Usually, though, you will need to get certified to secure employment elsewhere.

Certification & Licenses

An electrician has a few options regarding which certifications to go for. Some of the most popular include Journeyman Electrician, Master Electrician, Residential Electrician, and Commercial Electrician.

Each of these has its requirements in terms of the experience needed and the nature of the exams. The Journeyman Electrician certification, for example, requires completion of an apprenticeship program and knowledge of electrical theory, system, and circuit grounding, among others.


Electricians specialize in four specialty areas - outside linemen, inside wiremen, installer technicians, and residential wiremen. As the name suggests, outside linemen work outside on electrical power lines while an inside wireman works on-premises, connecting electrical equipment to the primary power source.

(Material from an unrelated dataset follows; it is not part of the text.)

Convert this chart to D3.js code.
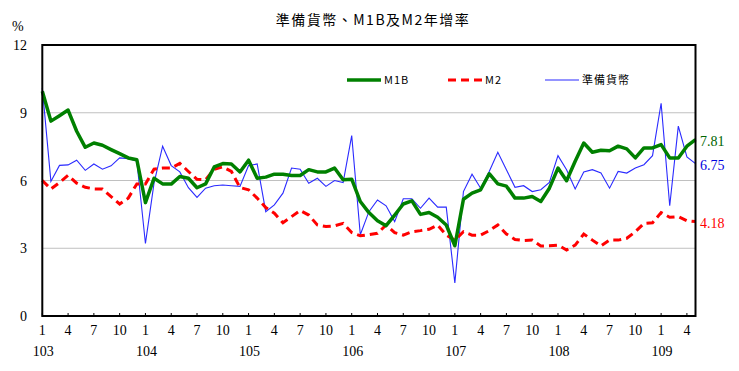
<!DOCTYPE html>
<html>
<head>
<meta charset="utf-8">
<script src="https://cdn.jsdelivr.net/npm/d3@7"></script>
<style>
  body { margin: 0; background: #fff; }
  text { font-family: "Liberation Serif", "Times New Roman", serif; }
  .cjk { font-family: "Noto Sans CJK TC", "Noto Sans", sans-serif; }
</style>
</head>
<body>
<div class="chart"></div>
<script>
// monthly year-on-year growth, 103/1 .. 109/5
const m1b = [9.95, 8.63, 8.87, 9.12, 8.18, 7.47, 7.66, 7.56, 7.37, 7.19, 7.0, 6.92,
  5.02, 6.1, 5.85, 5.84, 6.18, 6.1, 5.68, 5.85, 6.6, 6.75, 6.73, 6.38,
  6.9, 6.1, 6.15, 6.28, 6.28, 6.22, 6.22, 6.48, 6.38, 6.38, 6.55, 6.03,
  6.06, 5.07, 4.58, 4.22, 4.0, 4.47, 4.96, 5.1, 4.5, 4.58, 4.37, 4.03,
  3.11, 5.17, 5.44, 5.59, 6.3, 5.85, 5.75, 5.22, 5.22, 5.29, 5.07, 5.66,
  6.55, 5.99, 6.85, 7.66, 7.25, 7.34, 7.32, 7.52, 7.4, 7.0, 7.44, 7.44,
  7.59, 7.0, 7.0, 7.52, 7.81];

const m2 = [6.0, 5.62, 5.91, 6.23, 5.88, 5.7, 5.63, 5.62, 5.29, 4.96, 5.22, 5.85,
  5.85, 6.5, 6.55, 6.55, 6.76, 6.4, 6.05, 6.03, 6.5, 6.6, 6.4, 5.69,
  5.59, 5.22, 4.8, 4.55, 4.13, 4.4, 4.67, 4.47, 4.03, 3.96, 3.99, 4.1,
  3.7, 3.55, 3.6, 3.66, 4.03, 3.69, 3.58, 3.73, 3.78, 3.84, 4.03, 3.58,
  3.36, 3.73, 3.58, 3.58, 3.78, 4.03, 3.63, 3.39, 3.34, 3.36, 3.1, 3.11,
  3.14, 2.92, 3.14, 3.63, 3.36, 3.1, 3.36, 3.36, 3.44, 3.73, 4.1, 4.13,
  4.58, 4.37, 4.4, 4.22, 4.18];

const reserve = [10.1, 5.96, 6.67, 6.69, 6.9, 6.45, 6.73, 6.5, 6.65, 7.0, 6.97, 6.85,
  3.21, 5.88, 7.52, 6.66, 6.38, 5.68, 5.25, 5.66, 5.77, 5.8, 5.77, 5.74,
  6.66, 6.73, 4.62, 4.92, 5.44, 6.55, 6.5, 5.88, 6.1, 5.74, 6.0, 5.91,
  7.99, 3.6, 4.62, 5.14, 4.88, 4.18, 5.19, 5.19, 4.77, 5.22, 4.82, 4.82,
  1.46, 5.51, 6.28, 5.66, 6.4, 7.25, 6.48, 5.7, 5.77, 5.51, 5.59, 5.91,
  7.1, 6.48, 5.62, 6.38, 6.48, 6.33, 5.66, 6.4, 6.33, 6.55, 6.7, 7.1,
  9.42, 4.88, 8.41, 7.04, 6.75];

const years = ['103', '104', '105', '106', '107', '108', '109'];
const tickMonths = [1, 4, 7, 10];
const yTicks = [0, 3, 6, 9, 12];

const width = 739;
const height = 371;
const plotLeft = 42.3, plotRight = 695.5, plotTop = 45, plotBottom = 316;

const svg = d3.select(".chart")
    .append("svg")
    .attr("width", width)
    .attr("height", height);

const x = d3.scaleLinear().domain([0, m1b.length - 1]).range([plotLeft, plotRight]);
const y = d3.scaleLinear().domain([0, 12]).range([plotBottom, plotTop]);

// gridlines
svg.selectAll(".grid")
    .data(yTicks.filter(d => d > 0 && d < 12))
    .enter()
    .append("line")
    .attr("x1", plotLeft).attr("x2", plotRight)
    .attr("y1", d => y(d)).attr("y2", d => y(d))
    .style("stroke", "#c0c0c0")
    .style("stroke-width", 1);

// y labels
svg.selectAll(".ylab")
    .data(yTicks)
    .enter()
    .append("text")
    .attr("x", 27)
    .attr("y", d => y(d) + 5)
    .attr("text-anchor", "end")
    .style("font-size", "14px")
    .text(d => d);

svg.append("text")
    .attr("x", 12).attr("y", 31)
    .style("font-size", "14px")
    .text("%");

// x ticks: every 3 months
const ticks = [];
years.forEach((yr, yi) => {
  tickMonths.forEach(m => {
    const idx = yi * 12 + m - 1;
    if (idx < m1b.length) ticks.push({ idx: idx, label: m });
  });
});

svg.selectAll(".xtick")
    .data(ticks)
    .enter()
    .append("line")
    .attr("x1", d => x(d.idx)).attr("x2", d => x(d.idx))
    .attr("y1", plotBottom).attr("y2", plotBottom - 3)
    .style("stroke", "#000")
    .style("stroke-width", 1);

svg.selectAll(".xlab")
    .data(ticks)
    .enter()
    .append("text")
    .attr("x", d => x(d.idx))
    .attr("y", 335)
    .attr("text-anchor", "middle")
    .style("font-size", "14px")
    .text(d => d.label);

svg.selectAll(".yearlab")
    .data(years)
    .enter()
    .append("text")
    .attr("x", (d, i) => x(i * 12) + 1)
    .attr("y", 356)
    .attr("text-anchor", "middle")
    .style("font-size", "14px")
    .text(d => d);

// lines
const line = d3.line()
    .x((d, i) => x(i))
    .y(d => y(d));

svg.append("path")
    .datum(reserve)
    .attr("d", line)
    .style("fill", "none")
    .style("stroke", "#2a2aff")
    .style("stroke-width", 1.1);

svg.append("path")
    .datum(m2)
    .attr("d", line)
    .style("fill", "none")
    .style("stroke", "#ff0000")
    .style("stroke-width", 3)
    .style("stroke-dasharray", "8,5");

svg.append("path")
    .datum(m1b)
    .attr("d", line)
    .style("fill", "none")
    .style("stroke", "#008000")
    .style("stroke-width", 3.5)
    .style("stroke-linejoin", "round");

// frame
svg.append("rect")
    .attr("x", plotLeft).attr("y", plotTop)
    .attr("width", plotRight - plotLeft).attr("height", plotBottom - plotTop)
    .style("fill", "none")
    .style("stroke", "#000")
    .style("stroke-width", 2);

// end labels
const ends = [
  { v: m1b[m1b.length - 1], color: "#006400" },
  { v: reserve[reserve.length - 1], color: "#0000e0" },
  { v: m2[m2.length - 1], color: "#ff0000" }
];
svg.selectAll(".endlab")
    .data(ends)
    .enter()
    .append("text")
    .attr("x", 700)
    .attr("y", d => y(d.v) + 6)
    .style("font-size", "14px")
    .style("fill", d => d.color)
    .text(d => d.v.toFixed(2));

// title
svg.append("text")
    .attr("class", "cjk")
    .attr("x", 373).attr("y", 25)
    .attr("text-anchor", "middle")
    .style("font-size", "14px")
    .style("letter-spacing", "1.5px")
    .text("準備貨幣、M1B及M2年增率");

// legend
const legendItems = [
  { name: "M1B", x0: 347, color: "#008000", w: 3.5, dash: null },
  { name: "M2", x0: 448, color: "#ff0000", w: 3, dash: "8,5" },
  { name: "準備貨幣", x0: 545, color: "#2a2aff", w: 1.1, dash: null }
];
const lg = svg.selectAll(".legend")
    .data(legendItems)
    .enter()
    .append("g");
lg.append("line")
    .attr("x1", d => d.x0).attr("x2", d => d.x0 + 34)
    .attr("y1", 80).attr("y2", 80)
    .style("stroke", d => d.color)
    .style("stroke-width", d => d.w)
    .style("stroke-dasharray", d => d.dash);
lg.append("text")
    .attr("class", "cjk")
    .attr("x", d => d.x0 + 37)
    .attr("y", 84)
    .style("font-size", "11px")
    .style("letter-spacing", "1px")
    .text(d => d.name);
</script>
</body>
</html>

Installer technicians work alongside the inside wireman to install new outlets. In contrast, a residential wireman performs a similar function to the inside wireman, connecting residential equipment to a primary source. Still, they also have the duty of maintaining electrical systems in homes.

Average Electrician Salary

According to the Bureau of Labor Statistics, electricians earn a median salary of $60,040. Those who fall into the lower 10% may earn as high as $37,020, while those who fall into the top 10 percent can expect to earn about $99,800.

The industry wherein an electrician belongs can also greatly influence how much they earn. Data shows that electricians in government institutions earn the most, with a median salary of $63,640, while manufacturing workers earn $62,210. Electrical contractors earn $58,760.

Electrician Job & Career Outlook

The outlook for the field is quite promising, according to the BLS. The Bureau projects a 7 percent increase in electrician demand in the next ten years. This will see 79,900 new electrician jobs created every year.

Many of these will arise from the need to replace workers who retire or move on to a new profession. Another cause will be the need to maintain, install and replace electrical systems as new houses are built.